Zwierciadło płaskie i obrazy w tym zwierciadle cz. 1
Gdy stawiamy przed zwierciadłem świecę, to za zwierciadłem spostrzegamy jakby drugą taką samą świecę. W rzeczywistości za zwierciadłem żadnej świecy niema. Promienie, od prawdziwej świecy biegnące we wszystkie strony, a więc i ku zwierciadłu, odbijają się od tegoż (zawsze zgodnie z prawem odbicia), kierują się wprawdzie w różne strony, lecz są wśród nich i takie, które trafią do naszego oka jako wiązka rozbieżna, nam się zaś przez to wyda, jakoby te promienie szły aż z poza zwierciadła, a więc z miejsca, w którym się spotykają wstecz przedłużone promienie odbite.
Skoro zbliżymy cokolwiek świecę do zwierciadła, to zauważymy, że równocześnie i „obraz świecy przysuwa się ku zwierciadłu, niby na spotkanie rzeczywistej świecy Gdy świecę przesuwamy w bok, na lewo lub na prawo, wówczas „obraz” wykonywa ruchy, którymi zdaje się naśladować świecę rzeczywistą, stając w zwierciadle zawsze na wprost świecy.
Wykonajmy też to proste i łatwe ćwiczenie.

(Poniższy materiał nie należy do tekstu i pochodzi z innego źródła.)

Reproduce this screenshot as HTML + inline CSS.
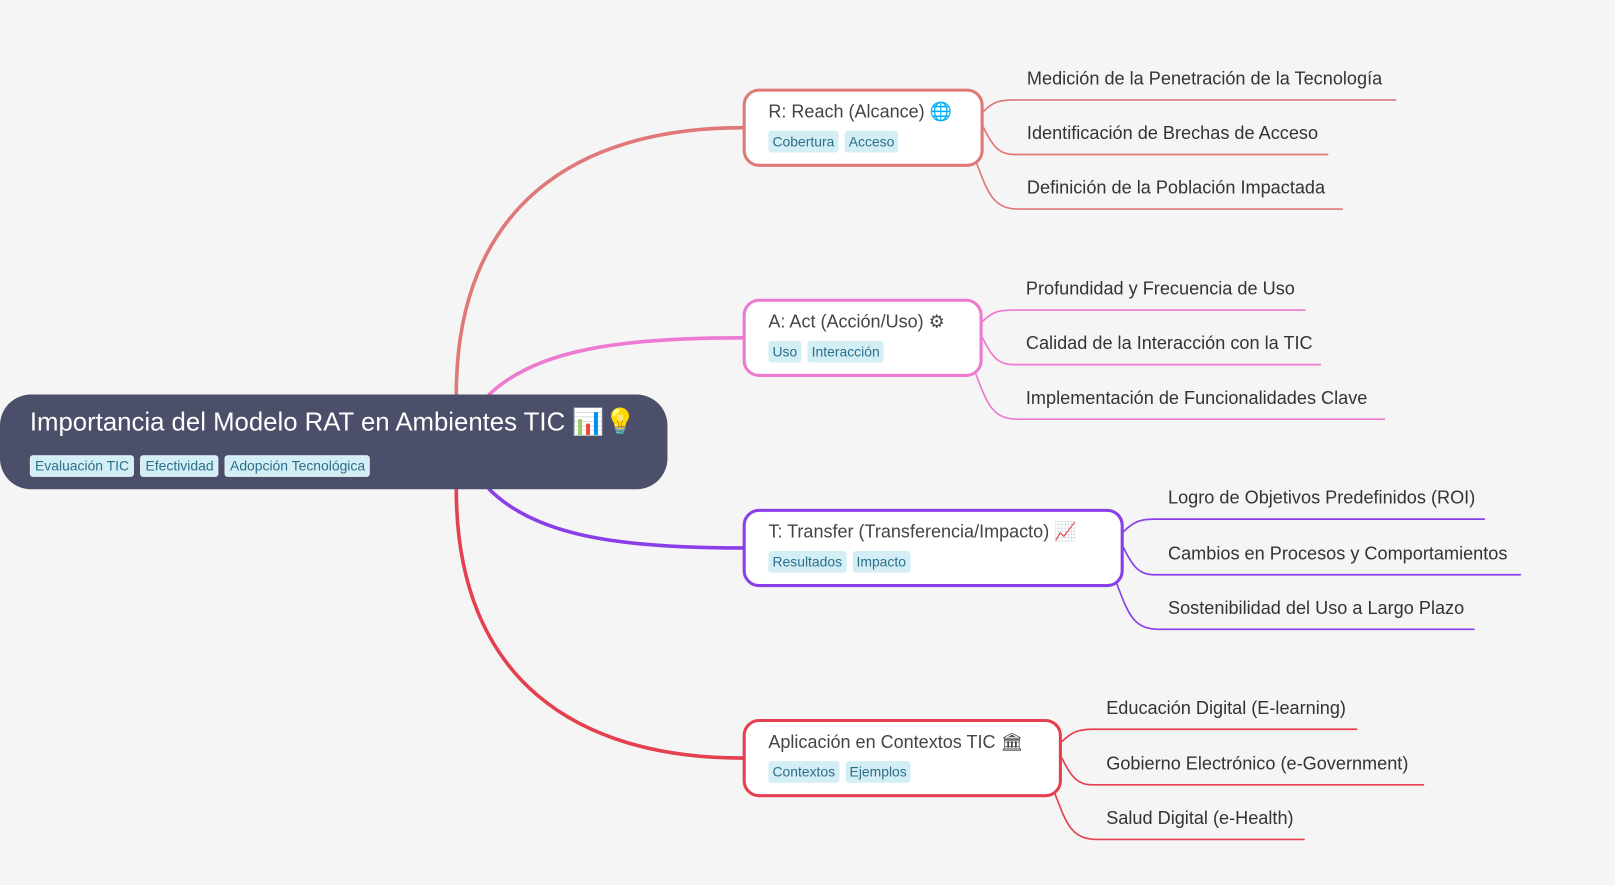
<!DOCTYPE html>
<html><head><meta charset="utf-8"><style>
html,body{margin:0;padding:0;background:#f5f5f5;width:1615px;height:885px;overflow:hidden}
#w{position:absolute;left:0;top:0;width:1568px;height:859px;transform:scale(1.03);transform-origin:0 0;font-family:"Liberation Sans","DejaVu Sans",sans-serif}
.root{position:absolute;left:0;top:383px;width:648px;height:92px;background:#4b4f6a;border-radius:30px}
.root .t{position:absolute;left:29px;top:13px;font-size:25px;color:#fff;white-space:nowrap}
.tags{position:absolute;white-space:nowrap;display:flex;gap:6px}
.tag{background:#d4eef5;color:#2a6f8a;font-size:13.5px;line-height:21px;height:21px;padding:0 4px;border-radius:3px}
.root .tag{border:1px solid #e8f6fa;line-height:19px;height:19px}
.node{position:absolute;background:#fff;border:3px solid;border-radius:16px;box-sizing:border-box;height:76px}
.node .t{position:absolute;left:22px;top:9px;font-size:17.5px;color:#444;white-space:nowrap}
.node .tags{left:22px;top:38px}
.leaf{position:absolute;font-size:17.6px;color:#333;white-space:nowrap;line-height:22px}
svg{position:absolute;left:0;top:0}
</style></head><body><div id="w">
<svg width="1568" height="859" fill="none" stroke-linecap="round">
<path d="M443,383 C443,200 560,124 721,124" stroke="#e07878" stroke-width="3.5"/>
<path d="M475,383 C520,340 600,328 721,328" stroke="#ec7ad0" stroke-width="3.5"/>
<path d="M475,475 C520,520 600,532 721,532" stroke="#8a3ee8" stroke-width="3.5"/>
<path d="M443,475 C443,660 560,736 721,736" stroke="#e5404f" stroke-width="3.5"/>
<g stroke="#e07878" stroke-width="1.6">
<path d="M955,108 C965,98 972,97 985,97 L1355,97"/><path d="M955,124 C965,145 972,150 985,150 L1289,150"/><path d="M948,158 C960,190 965,203 990,203 L1303,203"/></g>
<g stroke="#ec7ad0" stroke-width="1.6">
<path d="M954,312 C964,302 971,301 984,301 L1267,301"/><path d="M954,328 C964,349 971,354 984,354 L1282,354"/><path d="M947,362 C959,394 964,407 989,407 L1344,407"/></g>
<g stroke="#8a3ee8" stroke-width="1.6">
<path d="M1091,516 C1101,506 1108,504 1121,504 L1441,504"/><path d="M1091,532 C1101,553 1108,558 1121,558 L1476,558"/><path d="M1084,566 C1096,598 1101,611 1126,611 L1431,611"/></g>
<g stroke="#e5404f" stroke-width="1.6">
<path d="M1031,720 C1041,710 1048,708 1061,708 L1317,708"/><path d="M1031,736 C1041,757 1048,762 1061,762 L1382,762"/><path d="M1024,770 C1036,802 1041,815 1066,815 L1266,815"/></g>
</svg>
<div class="root"><div class="t">Importancia del Modelo RAT en Ambientes TIC 📊💡</div>
<div class="tags" style="left:29px;top:59px"><span class="tag">Evaluación TIC</span><span class="tag">Efectividad</span><span class="tag">Adopción Tecnológica</span></div></div>

<div class="node" style="left:721px;top:86px;width:234px;border-color:#e07878"><div class="t">R: Reach (Alcance) 🌐</div><div class="tags"><span class="tag">Cobertura</span><span class="tag">Acceso</span></div></div>
<div class="node" style="left:721px;top:290px;width:233px;border-color:#ec7ad0"><div class="t">A: Act (Acción/Uso) ⚙</div><div class="tags"><span class="tag">Uso</span><span class="tag">Interacción</span></div></div>
<div class="node" style="left:721px;top:494px;width:370px;border-color:#8a3ee8"><div class="t">T: Transfer (Transferencia/Impacto) 📈</div><div class="tags"><span class="tag">Resultados</span><span class="tag">Impacto</span></div></div>
<div class="node" style="left:721px;top:698px;width:310px;border-color:#e5404f"><div class="t">Aplicación en Contextos TIC 🏛</div><div class="tags"><span class="tag">Contextos</span><span class="tag">Ejemplos</span></div></div>

<div class="leaf" style="left:997px;top:65px">Medición de la Penetración de la Tecnología</div>
<div class="leaf" style="left:997px;top:118px">Identificación de Brechas de Acceso</div>
<div class="leaf" style="left:997px;top:171px">Definición de la Población Impactada</div>
<div class="leaf" style="left:996px;top:269px">Profundidad y Frecuencia de Uso</div>
<div class="leaf" style="left:996px;top:322px">Calidad de la Interacción con la TIC</div>
<div class="leaf" style="left:996px;top:375px">Implementación de Funcionalidades Clave</div>
<div class="leaf" style="left:1134px;top:472px">Logro de Objetivos Predefinidos (ROI)</div>
<div class="leaf" style="left:1134px;top:526px">Cambios en Procesos y Comportamientos</div>
<div class="leaf" style="left:1134px;top:579px">Sostenibilidad del Uso a Largo Plazo</div>
<div class="leaf" style="left:1074px;top:676px">Educación Digital (E-learning)</div>
<div class="leaf" style="left:1074px;top:730px">Gobierno Electrónico (e-Government)</div>
<div class="leaf" style="left:1074px;top:783px">Salud Digital (e-Health)</div>
</div></body></html>
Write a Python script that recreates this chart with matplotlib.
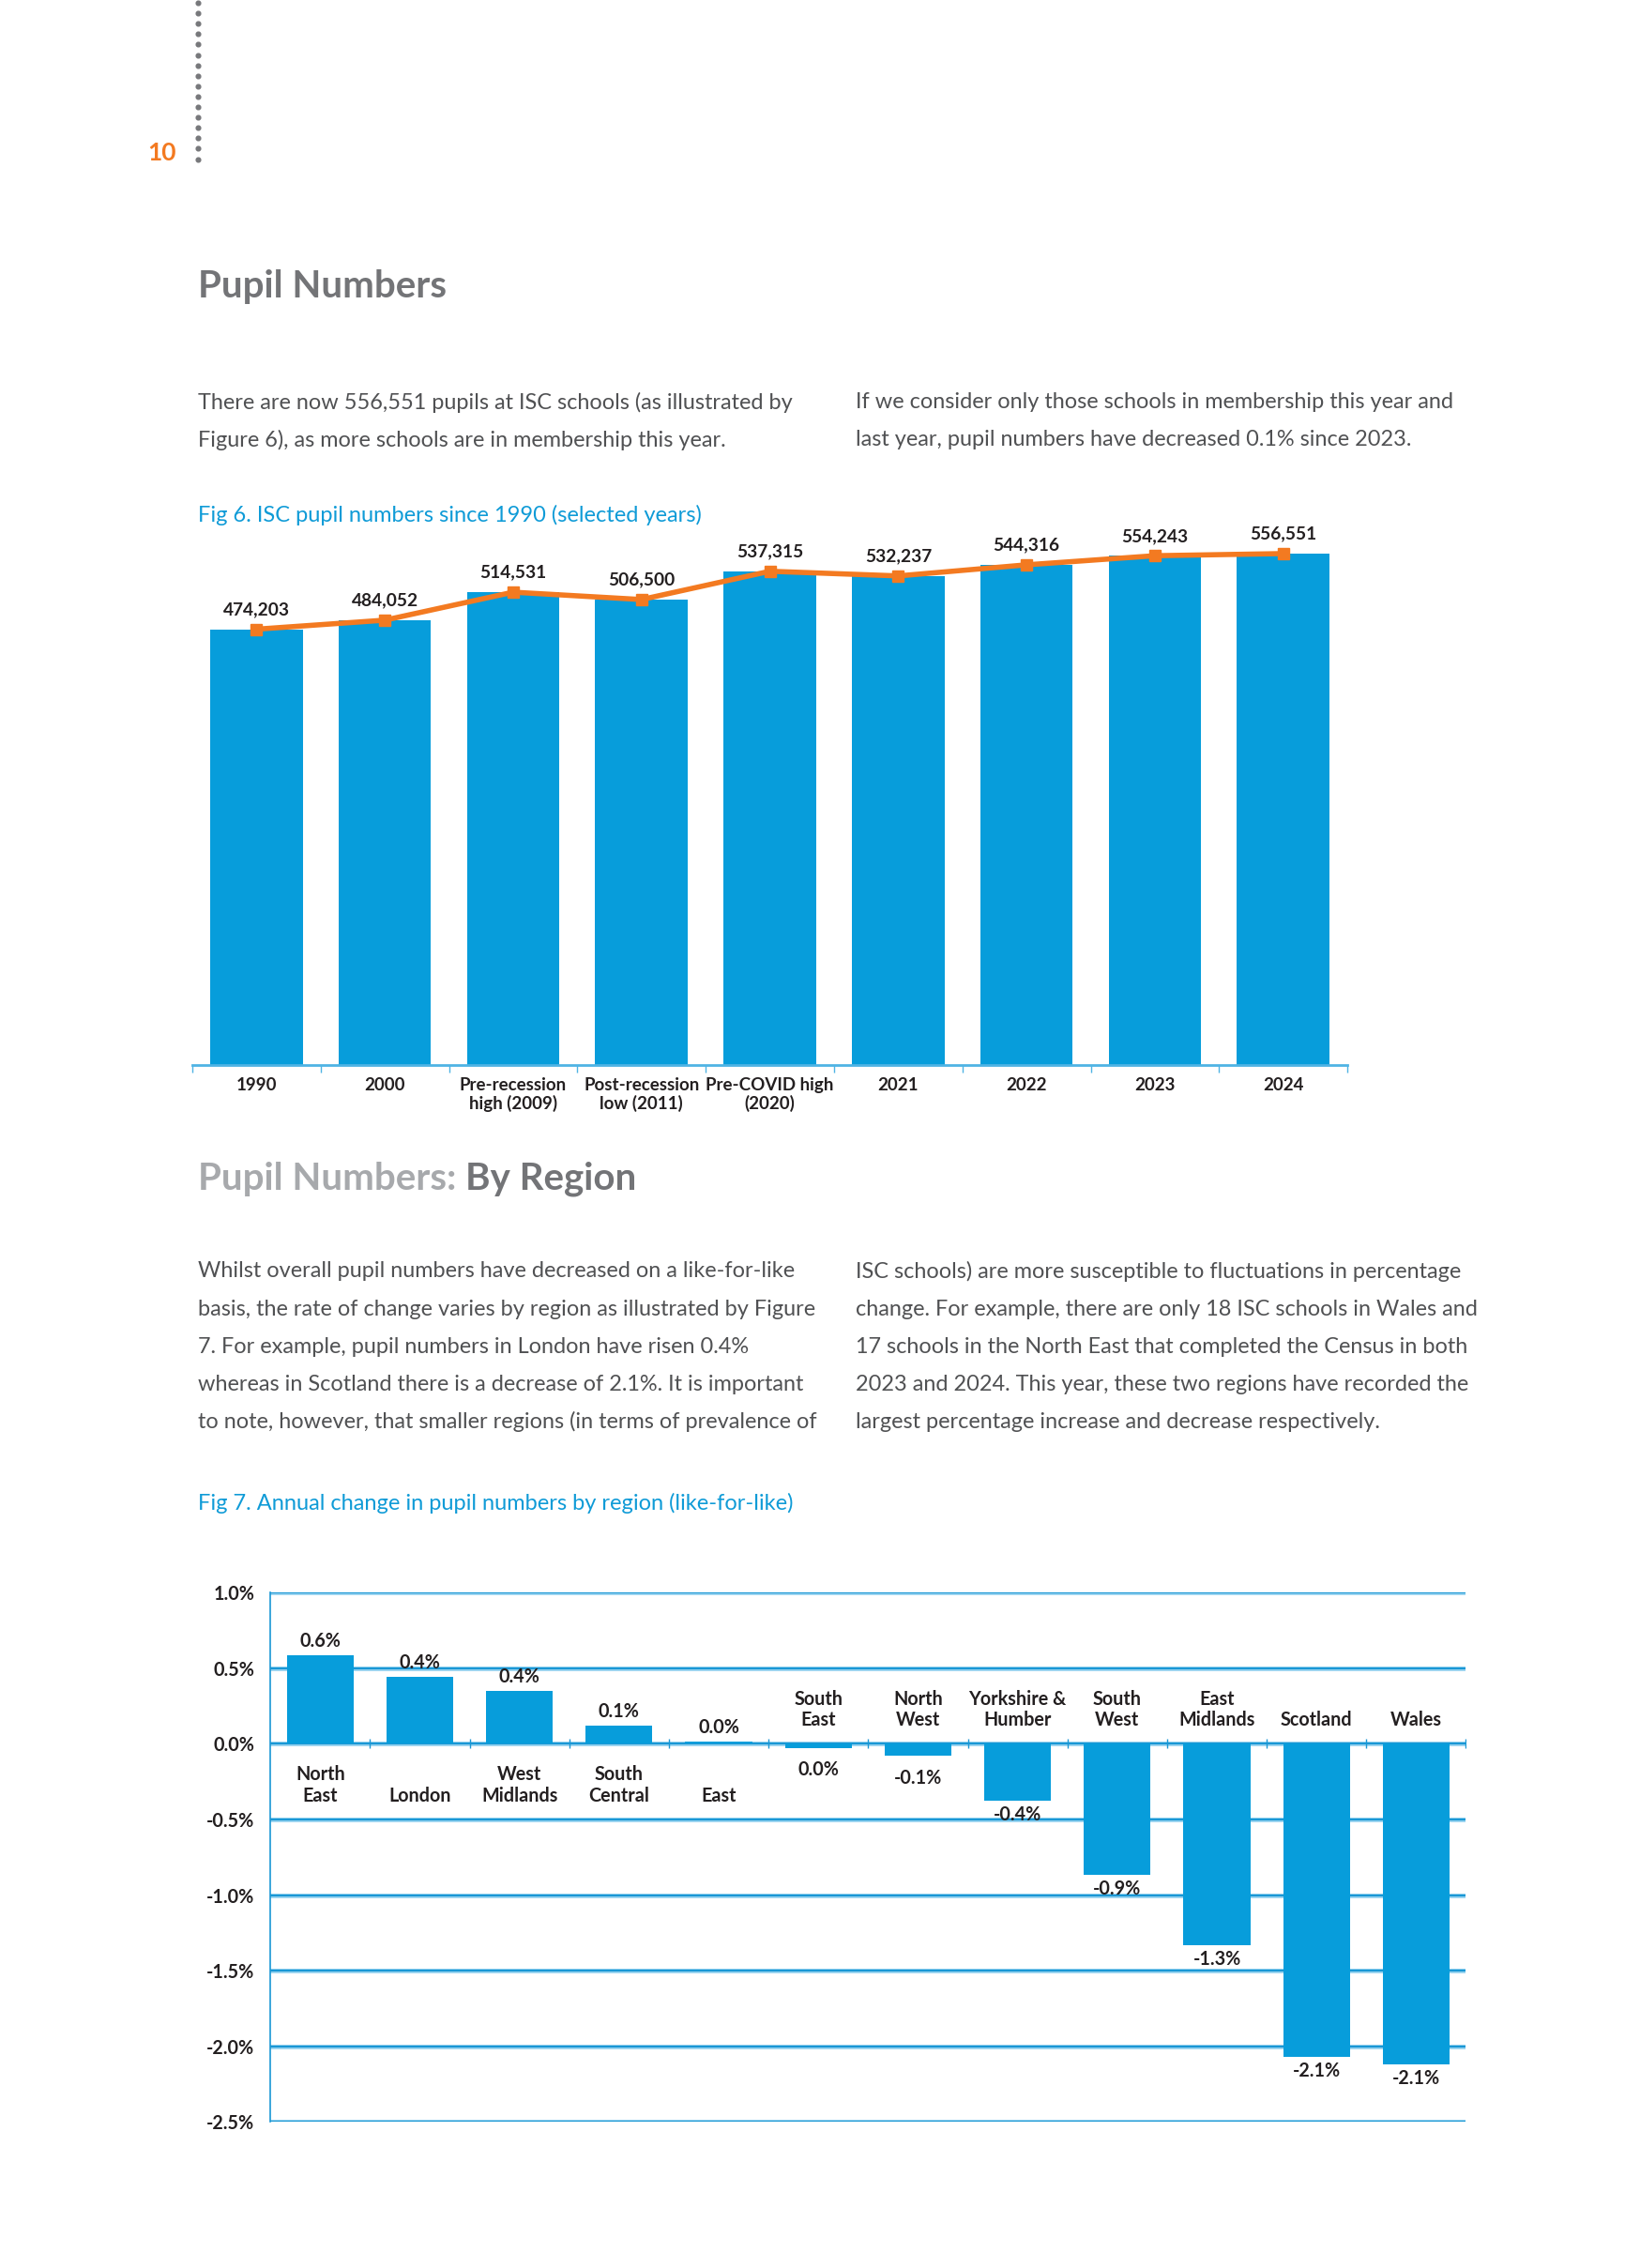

Ustawmy dwie jednakowe świece, równej długości, z obu stron pionowej, przezroczystej szyby szklanej, starając się, by odległości świec od szyby były jednakowe. Gdy zapalimy świecę, będącą przed szybą, to w tejże chwili odbierzemy wrażenie, jak gdyby i świeca za szybą zapłonęła. Gdy gasimy świecę płonącą i druga świeca traci płomień.